The massacre was intentional, as substantiated by historian Jean-Luc Einaudi, who won a trial against Papon in 1999. (Papon had been convicted in 1998 of crimes against humanity for his role under the Vichy collaborationist regime during World War II.) Official documentation and eyewitness accounts within the Paris police department suggest that Papon directed the massacre himself. Police records show that he called for officers in one station to be "subversive" in quelling the demonstrations, and assured them protection from prosecution if they participated.[4][5]

Forty years after the massacre, on 17 October 2001, Bertrand Delanoë, the Socialist Mayor of Paris, put up a plaque in remembrance of the massacre on Pont Saint-Michel.[6][7] How many demonstrators were killed is still unclear. In the absence of official estimates, the plaque commemorating the massacre reads, "In memory of the many Algerians killed during the bloody repression of the peaceful demonstration of 17 October 1961". On 18 February 2007 (the day after Papon's death) calls were made for a Paris Métro station under construction in Gennevilliers to be named "17 Octobre 1961" in commemoration of the massacre.[8][9] "

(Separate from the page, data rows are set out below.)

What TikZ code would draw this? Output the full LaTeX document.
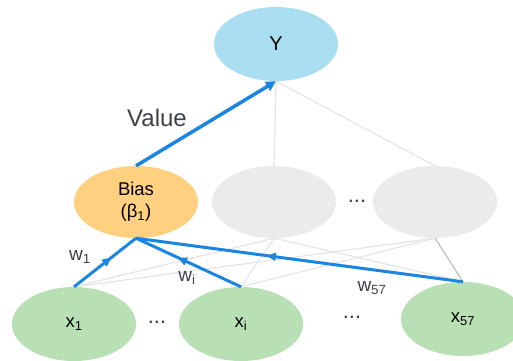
\documentclass[tikz,border=0pt]{standalone}
\usepackage{fontspec}
\setmainfont{Liberation Sans}
\usetikzlibrary{shapes.geometric,arrows.meta,decorations.markings}
\definecolor{outblue}{HTML}{A9DEF0}
\definecolor{biasorange}{HTML}{FFD080}
\definecolor{hidgray}{HTML}{EBEBEB}
\definecolor{ingreen}{HTML}{B8E0B4}
\definecolor{wblue}{HTML}{1A86E2}
\definecolor{linkgray}{HTML}{E4E4E4}
\definecolor{txtgray}{HTML}{3C4048}
\tikzset{
  unit/.style={ellipse, draw=none, minimum width=124pt, minimum height=74pt,
    inner sep=0pt, font=\fontsize{18.5}{22}\selectfont, text=black, align=center},
  faint/.style={draw=linkgray, line width=1.2pt},
  weight/.style={draw=wblue, line width=3pt,
    postaction={decorate, decoration={markings,
      mark=at position 0.6 with {\arrow{Triangle[length=9pt,width=8pt]}}}}},
  wlabel/.style={font=\fontsize{19}{22}\selectfont, text=txtgray},
  dots/.style={font=\fontsize{22}{24}\selectfont, text=txtgray},
}
\begin{document}
\begin{tikzpicture}[x=1pt,y=-1pt]
\useasboundingbox (0,0) rectangle (513,360);

% output, hidden and input units
\node[unit, fill=outblue, font=\fontsize{20}{22}\selectfont] (Y) at (276,44) {Y};
\node[unit, fill=biasorange, minimum height=72pt] (bias) at (136,202) {Bias\\(β\textsubscript{1})};
\node[unit, fill=hidgray, minimum height=72pt] (h2) at (274,202) {};
\node[unit, fill=hidgray, minimum height=72pt] (h3) at (435,202) {};
\node[unit, fill=ingreen] (x1) at (74,324) {x\textsubscript{1}};
\node[unit, fill=ingreen] (xi) at (241,324) {x\textsubscript{i}};
\node[unit, fill=ingreen] (x57) at (463,319) {x\textsubscript{57}};

% ellipsis markers
\node[dots] (d1) at (357,201) {...};
\node[dots] (d2) at (157,322) {...};
\node[dots] (d3) at (352,317) {...};

% faint links to the inactive hidden units
\draw[faint] (Y.south) -- (h2.north);
\draw[faint] (Y.south) -- (h3.north);
\draw[faint] (x1.north) -- (h2.south);
\draw[faint] (x1.north) -- (h3.south);
\draw[faint] (xi.north) -- (h2.south);
\draw[faint] (xi.north) -- (h3.south);
\draw[faint] (x57.north) -- (h2.south);
\draw[faint, draw=black!25] (x57.north) -- (h3.south);

% weighted inputs into the bias unit
\draw[weight] (x1.north) -- (bias.south);
\draw[weight] (xi.north) -- (bias.south);
\draw[weight] (x57.north) -- (bias.south);

% bias value to the output
\draw[draw=wblue, line width=3.5pt, -{Triangle[length=10pt,width=10pt]}] (bias.north) -- (Y.south);

% labels
\node[font=\fontsize{24}{28}\selectfont, text=txtgray] (val) at (157,118) {Value};
\node[wlabel] (lw1) at (80,257) {w\textsubscript{1}};
\node[wlabel] (lwi) at (187,278) {w\textsubscript{i}};
\node[wlabel] (lw57) at (372,288) {w\textsubscript{57}};
\end{tikzpicture}
\end{document}
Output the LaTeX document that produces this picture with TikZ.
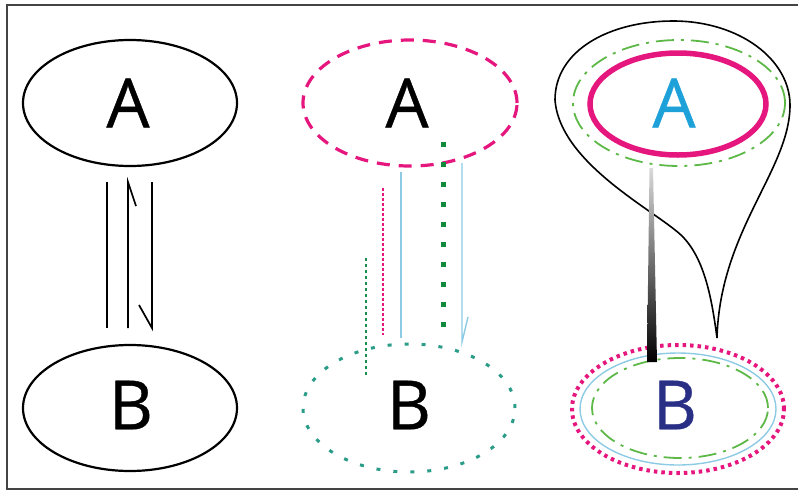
\documentclass[tikz,border=0pt]{standalone}
\usepackage{fontspec}
\setmainfont{Open Sans}
\newfontfamily\letterfont[FakeBold=0.6]{Open Sans}
\usetikzlibrary{shapes.geometric}
\definecolor{mag}{HTML}{E5177E}
\definecolor{cyanA}{HTML}{1DA1D8}
\definecolor{navyB}{HTML}{2A2F86}
\definecolor{lblue}{HTML}{8CCBE3}
\definecolor{dgreen}{HTML}{5DB848}
\definecolor{sqgreen}{HTML}{118A3E}
\definecolor{tealdot}{HTML}{2A9C88}
\definecolor{framec}{HTML}{444444}
\tikzset{
  oval/.style={ellipse, inner sep=0pt, minimum width=214pt, minimum height=126pt},
  letter/.style={font=\letterfont\fontsize{68}{68}\selectfont},
  dashdotg/.style={dgreen, line width=1.8pt, dash pattern=on 18pt off 7pt on 3pt off 7pt},
  thinblue/.style={lblue, line width=1.4pt},
}
\begin{document}
\begin{tikzpicture}[x=1pt,y=-1pt]
\useasboundingbox (0,0) rectangle (798,491);
\draw[framec, line width=1.8pt] (7,5) rectangle (805,489);

% ---------- left column ----------
\node[oval, draw, line width=2.2pt] (A1) at (130,103) {};
\node[oval, draw, line width=2.2pt] (B1) at (130,408) {};
\node[letter] (tA1) at (128,103) {A};
\node[letter] (tB1) at (131,405) {B};
\coordinate (l1t) at (107,182); \coordinate (l1b) at (107,328);
\coordinate (l2t) at (128,182); \coordinate (l2b) at (128,328); \coordinate (l2h) at (136,206);
\coordinate (l3t) at (152,182); \coordinate (l3b) at (152,328); \coordinate (l3h) at (139,305);
\draw[line width=1.7pt] (l1t) -- (l1b);
\draw[line width=1.7pt] (l2b) -- (l2t) -- (l2h);
\draw[line width=1.7pt] (l3t) -- (l3b) -- (l3h);

% ---------- middle column ----------
\node[oval, draw=mag, line width=3.2pt, dash pattern=on 13pt off 9pt] (A2) at (410,103) {};
\node[oval, draw=tealdot, line width=3pt, dash pattern=on 4pt off 13pt, minimum width=212pt, minimum height=128pt] (B2) at (409,408) {};
\node[letter] (tA2) at (407,103) {A};
\node[letter] (tB2) at (409,405) {B};
\coordinate (m1t) at (383,188); \coordinate (m1b) at (383,335);
\coordinate (m2t) at (366,258); \coordinate (m2b) at (366,375);
\coordinate (m3t) at (401,172); \coordinate (m3b) at (401,338);
\coordinate (m4t) at (443,142); \coordinate (m4b) at (443,327);
\coordinate (m5t) at (462,163); \coordinate (m5b) at (462,342); \coordinate (m5h) at (468,317);
\draw[mag, line width=2pt, dash pattern=on 3pt off 2pt] (m1t) -- (m1b);
\draw[sqgreen!80!tealdot, line width=2pt, dash pattern=on 3pt off 3pt] (m2t) -- (m2b);
\draw[thinblue] (m3t) -- (m3b);
\draw[sqgreen, line width=5pt, dash pattern=on 4.5pt off 15.5pt] (m4t) -- (m4b);
\draw[thinblue] (m5t) -- (m5b) -- (m5h);

% ---------- right column ----------
\coordinate (tip) at (717,338);
\coordinate (neck) at (683,237);
\coordinate (bl) at (555,100);
\coordinate (btop) at (673,21);
\coordinate (br) at (790,105);
\draw[line width=1.6pt, line join=round]
  (tip) .. controls (712,300) and (705,260) .. (neck)
        .. controls (660,213) and (560,165) .. (bl)
        .. controls (555,50) and (610,21) .. (btop)
        .. controls (740,21) and (790,60) .. (br)
        .. controls (790,170) and (720,230) .. (tip);
\node[oval, draw, dashdotg, minimum width=212pt, minimum height=126pt] (A3o) at (679,103) {};
\node[ellipse, draw=mag, line width=5.5pt, inner sep=0pt, minimum width=176pt, minimum height=102pt] (A3) at (678,104) {};
\node[letter, text=cyanA] (tA3) at (674,103) {A};
\node[oval, draw=mag, line width=4pt, dash pattern=on 3.5pt off 4pt, minimum width=212pt, minimum height=128pt] (B3o) at (678,409) {};
\node[ellipse, draw, thinblue, inner sep=0pt, minimum width=196pt, minimum height=112pt] (B3m) at (678,409) {};
\node[ellipse, draw, dashdotg, inner sep=0pt, minimum width=176pt, minimum height=100pt] (B3i) at (680,408) {};
\node[letter, text=navyB] (tB3) at (675,405) {B};
\shade[top color=black!15, bottom color=black] (649.5,168) -- (653,168) -- (657,362) -- (647,362) -- cycle;
\end{tikzpicture}
\end{document}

During the German occupation of France policing was carried out by collaborators. After the war, a police was needed and it was thought that the existing police would form the post war force. Maurice Papon was an example of this.

Mamie Wed 05-Jul-23 11:31:43

.... nationale
It is good that things have now quietened down and also to see the solidarity of citizens with Maires and Mairies. I think it is perhaps hard from a British point of view to see their importance in French life, symbolically and practically.